Task requirements:
Transcribe the material exactly. Images do not belong in the copy.

= = = =

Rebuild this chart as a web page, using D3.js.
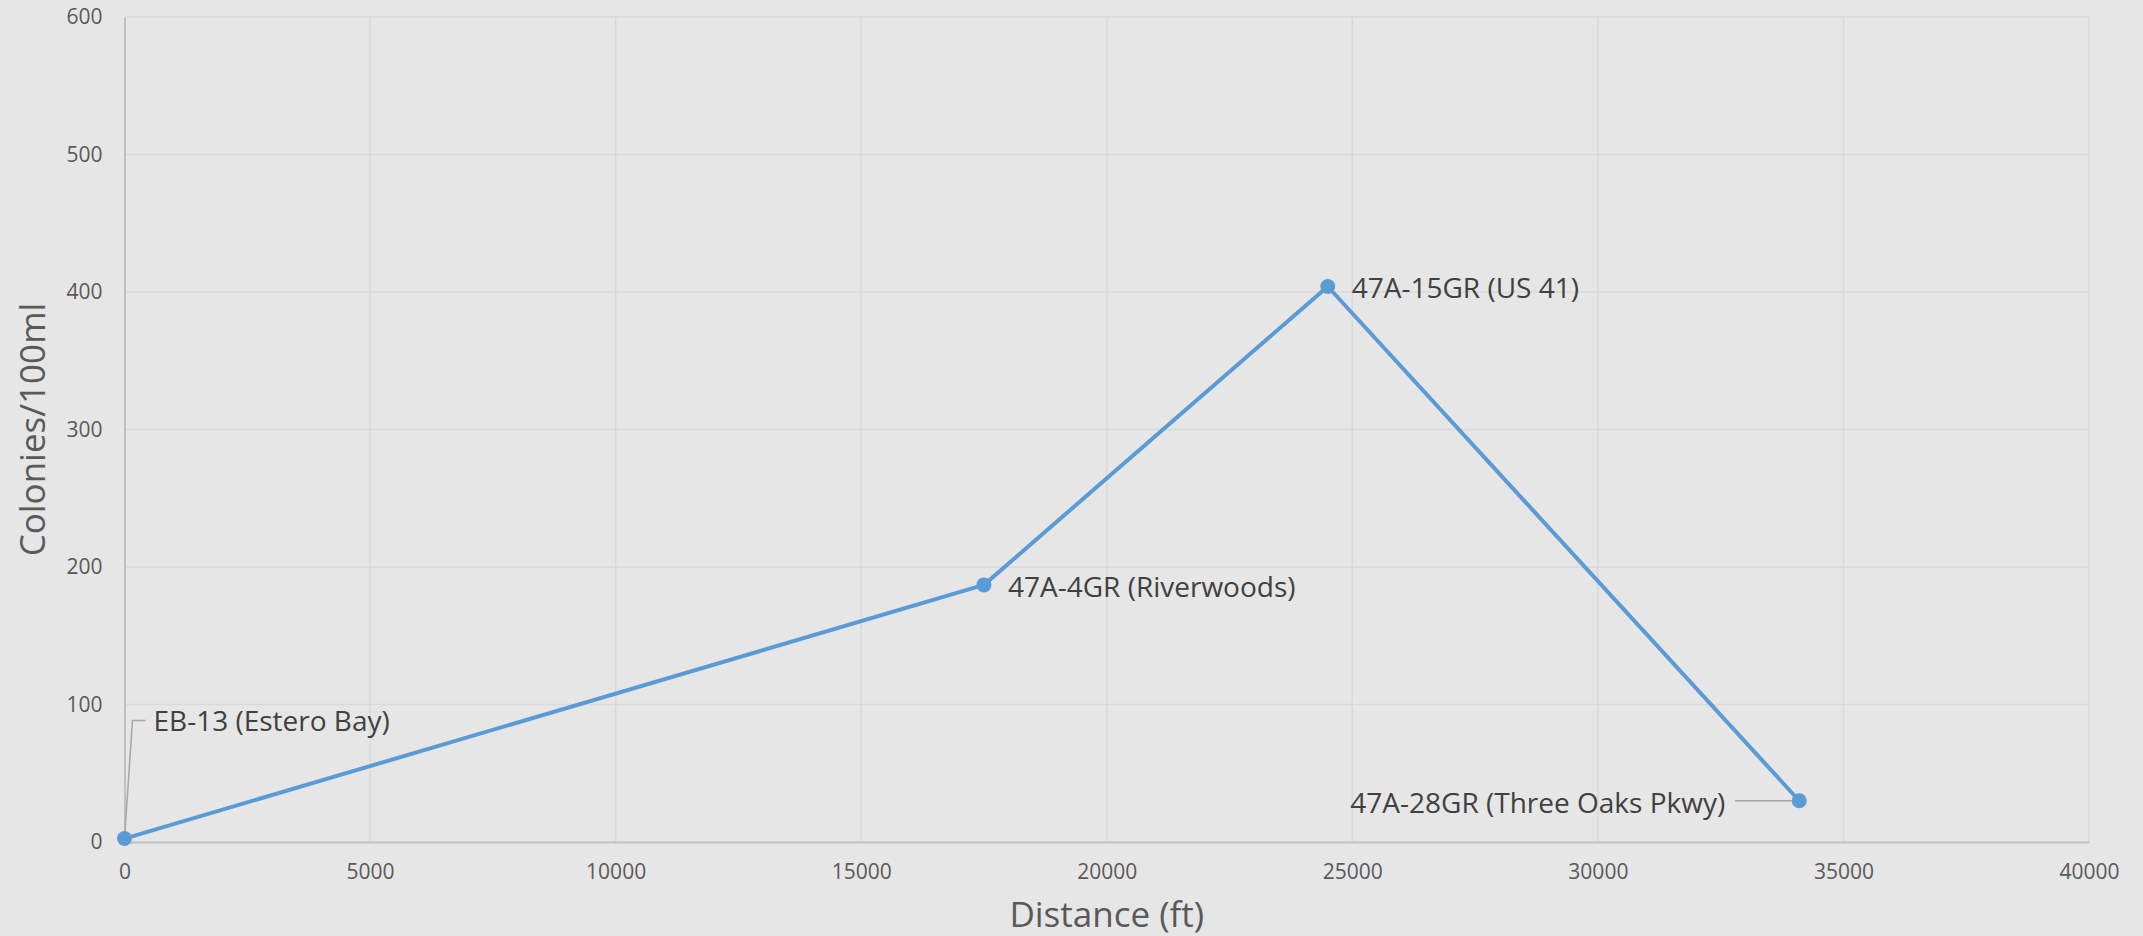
<!DOCTYPE html>
<html>
<head>
<meta charset="utf-8">
<script src="https://d3js.org/d3.v7.min.js"></script>
<style>
  html, body { margin: 0; padding: 0; background: #e7e6e6; }
  text { font-family: "Open Sans", "Noto Sans", sans-serif; }
</style>
</head>
<body>
<div id="chart"></div>
<script>
// chart data
const sites = ["EB-13 (Estero Bay)", "47A-4GR (Riverwoods)", "47A-15GR (US 41)", "47A-28GR (Three Oaks Pkwy)"];
const distance = [0, 17500, 24500, 34100];
const colonies = [2.5, 187, 404, 30];
const xTicks = [0, 5000, 10000, 15000, 20000, 25000, 30000, 35000, 40000];
const yTicks = [0, 100, 200, 300, 400, 500, 600];

const width = 2143;
const height = 936;
const margin = {top: 17, right: 54, bottom: 94, left: 124.5};

const svg = d3.select("#chart")
    .append("svg")
    .attr("width", width)
    .attr("height", height);

svg.append("rect")
    .attr("width", width)
    .attr("height", height)
    .attr("fill", "#e7e6e6");

const x = d3.scaleLinear().domain([0, 40000]).range([margin.left, width - margin.right]);
const y = d3.scaleLinear().domain([0, 600]).range([height - margin.bottom, margin.top]);

// gridlines
svg.append("g")
    .selectAll("line")
    .data(yTicks.slice(1))
    .enter().append("line")
        .attr("x1", x(0)).attr("x2", x(40000))
        .attr("y1", d => y(d)).attr("y2", d => y(d))
        .attr("stroke", "#d9d9d9").attr("stroke-width", 1.5);

svg.append("g")
    .selectAll("line")
    .data(xTicks.slice(1))
    .enter().append("line")
        .attr("x1", d => x(d)).attr("x2", d => x(d))
        .attr("y1", y(0)).attr("y2", y(600))
        .attr("stroke", "#d9d9d9").attr("stroke-width", 1.5);

// axes
const xAxis = svg.append("g")
    .attr("transform", `translate(0,${y(0)})`)
    .call(d3.axisBottom(x).tickValues(xTicks).tickSize(0).tickPadding(22).tickFormat(d3.format("d")));
const yAxis = svg.append("g")
    .attr("transform", `translate(${x(0)},0)`)
    .call(d3.axisLeft(y).tickValues(yTicks).tickSize(0).tickPadding(22).tickFormat(d3.format("d")));

[xAxis, yAxis].forEach(a => {
    a.select(".domain").attr("stroke", "#bfbfbf").attr("stroke-width", 2);
    a.selectAll("text").attr("fill", "#595959").attr("font-size", 21);
});
xAxis.selectAll("text").attr("dy", "0.71em");

// axis titles
svg.append("text")
    .attr("x", (x(0) + x(40000)) / 2)
    .attr("y", 927)
    .attr("text-anchor", "middle")
    .attr("font-size", 35)
    .attr("fill", "#595959")
    .text("Distance (ft)");

svg.append("text")
    .attr("transform", `translate(45,${(y(0) + y(600)) / 2}) rotate(-90)`)
    .attr("text-anchor", "middle")
    .attr("font-size", 35)
    .attr("fill", "#595959")
    .text("Colonies/100ml");

// series
const points = distance.map((d, i) => ({x: d, y: colonies[i], name: sites[i]}));

svg.append("path")
    .datum(points)
    .attr("fill", "none")
    .attr("stroke", "#5b9bd5")
    .attr("stroke-width", 4)
    .attr("stroke-linejoin", "round")
    .attr("d", d3.line().x(d => x(d.x)).y(d => y(d.y)));

// leader lines
const p0 = points[0], p3 = points[3];
svg.append("path")
    .attr("fill", "none")
    .attr("stroke", "#a6a6a6")
    .attr("stroke-width", 1.5)
    .attr("d", `M${x(p0.x)},${y(p0.y)} L${x(p0.x) + 8},${y(p0.y) - 118} L${x(p0.x) + 21},${y(p0.y) - 118}`);
svg.append("line")
    .attr("x1", x(p3.x) - 64).attr("x2", x(p3.x))
    .attr("y1", y(p3.y)).attr("y2", y(p3.y))
    .attr("stroke", "#a6a6a6").attr("stroke-width", 1.5);

svg.append("g")
    .selectAll("circle")
    .data(points)
    .enter().append("circle")
        .attr("cx", d => x(d.x))
        .attr("cy", d => y(d.y))
        .attr("r", 7.5)
        .attr("fill", "#5b9bd5");

// data labels
const labelPos = [
    {dx: 29, dy: -108, anchor: "start"},
    {dx: 24, dy: 12, anchor: "start"},
    {dx: 24, dy: 11, anchor: "start"},
    {dx: -74, dy: 12, anchor: "end"}
];
svg.append("g")
    .selectAll("text")
    .data(points)
    .enter().append("text")
        .attr("x", (d, i) => x(d.x) + labelPos[i].dx)
        .attr("y", (d, i) => y(d.y) + labelPos[i].dy)
        .attr("text-anchor", (d, i) => labelPos[i].anchor)
        .attr("font-size", 28)
        .attr("fill", "#404040")
        .text(d => d.name);
</script>
</body>
</html>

= = = =

Exercise solution:
Rebuild this chart as a web page, using D3.js.
<!DOCTYPE html>
<html>
<head>
<meta charset="utf-8">
<script src="https://d3js.org/d3.v7.min.js"></script>
<style>
  html, body { margin: 0; padding: 0; background: #e7e6e6; }
  text { font-family: "Open Sans", "Noto Sans", sans-serif; }
</style>
</head>
<body>
<div id="chart"></div>
<script>
// chart data
const sites = ["EB-13 (Estero Bay)", "47A-4GR (Riverwoods)", "47A-15GR (US 41)", "47A-28GR (Three Oaks Pkwy)"];
const distance = [0, 17500, 24500, 34100];
const colonies = [2.5, 187, 404, 30];
const xTicks = [0, 5000, 10000, 15000, 20000, 25000, 30000, 35000, 40000];
const yTicks = [0, 100, 200, 300, 400, 500, 600];

const width = 2143;
const height = 936;
const margin = {top: 17, right: 54, bottom: 94, left: 124.5};

const svg = d3.select("#chart")
    .append("svg")
    .attr("width", width)
    .attr("height", height);

svg.append("rect")
    .attr("width", width)
    .attr("height", height)
    .attr("fill", "#e7e6e6");

const x = d3.scaleLinear().domain([0, 40000]).range([margin.left, width - margin.right]);
const y = d3.scaleLinear().domain([0, 600]).range([height - margin.bottom, margin.top]);

// gridlines
svg.append("g")
    .selectAll("line")
    .data(yTicks.slice(1))
    .enter().append("line")
        .attr("x1", x(0)).attr("x2", x(40000))
        .attr("y1", d => y(d)).attr("y2", d => y(d))
        .attr("stroke", "#d9d9d9").attr("stroke-width", 1.5);

svg.append("g")
    .selectAll("line")
    .data(xTicks.slice(1))
    .enter().append("line")
        .attr("x1", d => x(d)).attr("x2", d => x(d))
        .attr("y1", y(0)).attr("y2", y(600))
        .attr("stroke", "#d9d9d9").attr("stroke-width", 1.5);

// axes
const xAxis = svg.append("g")
    .attr("transform", `translate(0,${y(0)})`)
    .call(d3.axisBottom(x).tickValues(xTicks).tickSize(0).tickPadding(22).tickFormat(d3.format("d")));
const yAxis = svg.append("g")
    .attr("transform", `translate(${x(0)},0)`)
    .call(d3.axisLeft(y).tickValues(yTicks).tickSize(0).tickPadding(22).tickFormat(d3.format("d")));

[xAxis, yAxis].forEach(a => {
    a.select(".domain").attr("stroke", "#bfbfbf").attr("stroke-width", 2);
    a.selectAll("text").attr("fill", "#595959").attr("font-size", 21);
});
xAxis.selectAll("text").attr("dy", "0.71em");

// axis titles
svg.append("text")
    .attr("x", (x(0) + x(40000)) / 2)
    .attr("y", 927)
    .attr("text-anchor", "middle")
    .attr("font-size", 35)
    .attr("fill", "#595959")
    .text("Distance (ft)");

svg.append("text")
    .attr("transform", `translate(45,${(y(0) + y(600)) / 2}) rotate(-90)`)
    .attr("text-anchor", "middle")
    .attr("font-size", 35)
    .attr("fill", "#595959")
    .text("Colonies/100ml");

// series
const points = distance.map((d, i) => ({x: d, y: colonies[i], name: sites[i]}));

svg.append("path")
    .datum(points)
    .attr("fill", "none")
    .attr("stroke", "#5b9bd5")
    .attr("stroke-width", 4)
    .attr("stroke-linejoin", "round")
    .attr("d", d3.line().x(d => x(d.x)).y(d => y(d.y)));

// leader lines
const p0 = points[0], p3 = points[3];
svg.append("path")
    .attr("fill", "none")
    .attr("stroke", "#a6a6a6")
    .attr("stroke-width", 1.5)
    .attr("d", `M${x(p0.x)},${y(p0.y)} L${x(p0.x) + 8},${y(p0.y) - 118} L${x(p0.x) + 21},${y(p0.y) - 118}`);
svg.append("line")
    .attr("x1", x(p3.x) - 64).attr("x2", x(p3.x))
    .attr("y1", y(p3.y)).attr("y2", y(p3.y))
    .attr("stroke", "#a6a6a6").attr("stroke-width", 1.5);

svg.append("g")
    .selectAll("circle")
    .data(points)
    .enter().append("circle")
        .attr("cx", d => x(d.x))
        .attr("cy", d => y(d.y))
        .attr("r", 7.5)
        .attr("fill", "#5b9bd5");

// data labels
const labelPos = [
    {dx: 29, dy: -108, anchor: "start"},
    {dx: 24, dy: 12, anchor: "start"},
    {dx: 24, dy: 11, anchor: "start"},
    {dx: -74, dy: 12, anchor: "end"}
];
svg.append("g")
    .selectAll("text")
    .data(points)
    .enter().append("text")
        .attr("x", (d, i) => x(d.x) + labelPos[i].dx)
        .attr("y", (d, i) => y(d.y) + labelPos[i].dy)
        .attr("text-anchor", (d, i) => labelPos[i].anchor)
        .attr("font-size", 28)
        .attr("fill", "#404040")
        .text(d => d.name);
</script>
</body>
</html>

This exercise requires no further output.